Act of June 24, 1937, P.L. 2017, 62 P.S.Pa. § 2201 et seq.

Pursuant to the Act of June 15, 1911, P.L. 955, 72 P.S.Pa. § 3342, as amended Act of April 9, 1929, P.L. 343, 72 P.S.Pa. § 1401 taxes due the Commonwealth constitute a lien upon both the realty and personalty of the debtor. See Commonwealth v. Central Realty Co., 338 Pa. 172, 12 A.2d 312. Similarly federal law provides that taxes due the United States shall be a lien upon all property and rights to property, whether real or personal, belonging to the debtor. 53 Stat. 448, 26 U.S.C.A. Int.Rev.Code, § 3670. But see Section 67, the Ohandler Act, 52 Stat. 875, as amended, 54 Stat. 835, 11 U.S.C.A. § 107 postponing in payment liens on personal property for taxes owing the United States when such liens are not accompanied by possession.

Actually the total price seems to have been $18,500, the difference in amount being the cost of documentary stamps which were paid by the estate. The actual amount brought by the Reichard and Weaver property is not clear from the record. It was referred to in the prior appeal as having been the sum of $16,-000. The present special master refers to the amount in his report variously as $16,000 and as $16,500. For the purposes of this appeal, however, the amount is immaterial.
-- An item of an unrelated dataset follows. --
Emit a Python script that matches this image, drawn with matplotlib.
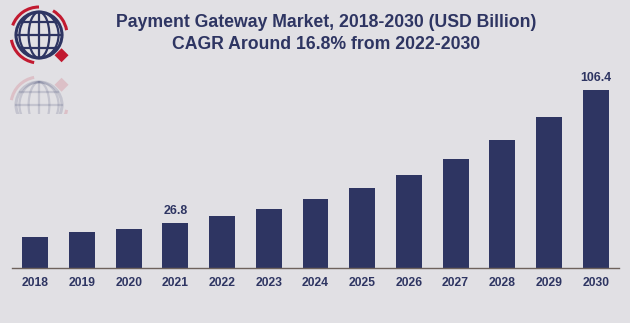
import matplotlib
matplotlib.use("Agg")
import matplotlib.pyplot as plt
from matplotlib import font_manager
from matplotlib.patches import Circle, Ellipse, Arc, Polygon, Rectangle
import numpy as np

years = ["2018", "2019", "2020", "2021", "2022", "2023", "2024",
         "2025", "2026", "2027", "2028", "2029", "2030"]
values = [18.1, 21.2, 22.9, 26.8, 30.6, 35.2, 40.8, 47.6, 55.5, 65.1, 76.3, 90.1, 106.4]
labeled = {"2021": "26.8", "2030": "106.4"}

title1 = "Payment Gateway Market, 2018-2030 (USD Billion)"
title2 = "CAGR Around 16.8% from 2022-2030"

BG = "#e1e0e4"
NAVY = "#2e3562"
RED = "#c21a30"


def bold_font(size):
    path = None
    for f in font_manager.findSystemFonts():
        if f.endswith("LiberationSans-Bold.ttf"):
            path = f
            break
    if path:
        return font_manager.FontProperties(fname=path, size=size)
    return font_manager.FontProperties(family="DejaVu Sans", weight="bold", size=size)


W, H = 630, 323
fig = plt.figure(figsize=(W / 100, H / 100), dpi=100, facecolor=BG)

# logo axes (decoration, pixel coordinates)
lax = fig.add_axes([0, 0, 1, 1], zorder=0)
lax.set_xlim(0, W)
lax.set_ylim(H, 0)
lax.axis("off")
lax.patch.set_alpha(0)

# main axes
left, right = 12 / W, 619 / W
bottom, top = 1 - 267.5 / H, 1 - 80 / H
ax = fig.add_axes([left, bottom, right - left, top - bottom], zorder=1)
ax.patch.set_alpha(0)
x = np.arange(len(years))
ax.bar(x, values, width=0.556, color=NAVY, zorder=2)
ax.set_xlim(-0.5, len(years) - 0.5)
ax.set_ylim(0, 112.2)
ax.set_xticks(x)
ax.set_xticklabels(years, fontproperties=bold_font(8.7), color=NAVY)
ax.tick_params(axis="x", length=0, pad=7)
ax.set_yticks([])
for s in ["left", "right", "top"]:
    ax.spines[s].set_visible(False)
ax.spines["bottom"].set_color("#6e625c")
ax.spines["bottom"].set_linewidth(1.0)

for i, (yr, v) in enumerate(zip(years, values)):
    if yr in labeled:
        ax.annotate(labeled[yr], (i, v), xytext=(0, 4), textcoords="offset points",
                    ha="center", va="bottom", fontproperties=bold_font(8.9), color=NAVY)

# titles
fig.text(326 / W, 1 - 27 / H, title1, ha="center", va="baseline",
         fontproperties=bold_font(12.7), color=NAVY)
fig.text(326 / W, 1 - 49 / H, title2, ha="center", va="baseline",
         fontproperties=bold_font(12.7), color=NAVY)


def draw_logo(cx, cy, r, alpha, flip=False, clip=None):
    arts = []
    lw = 1.6
    s = -1 if flip else 1
    arts.append(lax.add_patch(Circle((cx, cy), r, fill=False, ec=NAVY, lw=lw + 0.6, alpha=alpha)))
    for f in [0.45, 0.85]:
        arts.append(lax.add_patch(Ellipse((cx, cy), 2 * r * f, 2 * r, fill=False, ec=NAVY, lw=lw, alpha=alpha)))
    arts += lax.plot([cx, cx], [cy - r, cy + r], color=NAVY, lw=lw, alpha=alpha)
    for dy in [-0.55, 0, 0.55]:
        hw = r * np.sqrt(1 - dy ** 2)
        arts += lax.plot([cx - hw, cx + hw], [cy + dy * r, cy + dy * r], color=NAVY, lw=lw, alpha=alpha)
    R = r + 5
    arcs = [(100, 170), (200, 270), (300, 350)]
    for a0, a1 in arcs:
        if flip:
            a0, a1 = -a1, -a0
        arts.append(lax.add_patch(Arc((cx, cy), 2 * R, 2 * R, theta1=a0, theta2=a1, ec=RED, lw=2.2, alpha=alpha)))
    dx, dyy = cx + 0.98 * r, cy + s * 0.88 * r
    d = 7
    arts.append(lax.add_patch(Polygon([(dx, dyy - d), (dx + d, dyy), (dx, dyy + d), (dx - d, dyy)],
                                      closed=True, fc=RED, ec="none", alpha=alpha)))
    if clip is not None:
        for a in arts:
            a.set_clip_path(clip)


draw_logo(39, 35, 23, 1.0)
clip_rect = Rectangle((0, 74), 100, 40, transform=lax.transData)
draw_logo(39, 105, 23, 0.16, flip=True, clip=clip_rect)

fig.savefig("out.png", dpi=100, facecolor=BG)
The total sum in the hands of the trustees as of the date of the present special master's report was $47,218.97. As we have indicated, the master arbitrarily-divided this into two parts: one in the sum of $18,500 representing the proceeds of the sale of the Luzerne County real estate; the other, in the sum of $28,718.-97, representing the proceeds of all other sales, real and personal, less expenses of administration or other charges. What these were does not appear from the record. The total sum received by the trustees was $122,608.22.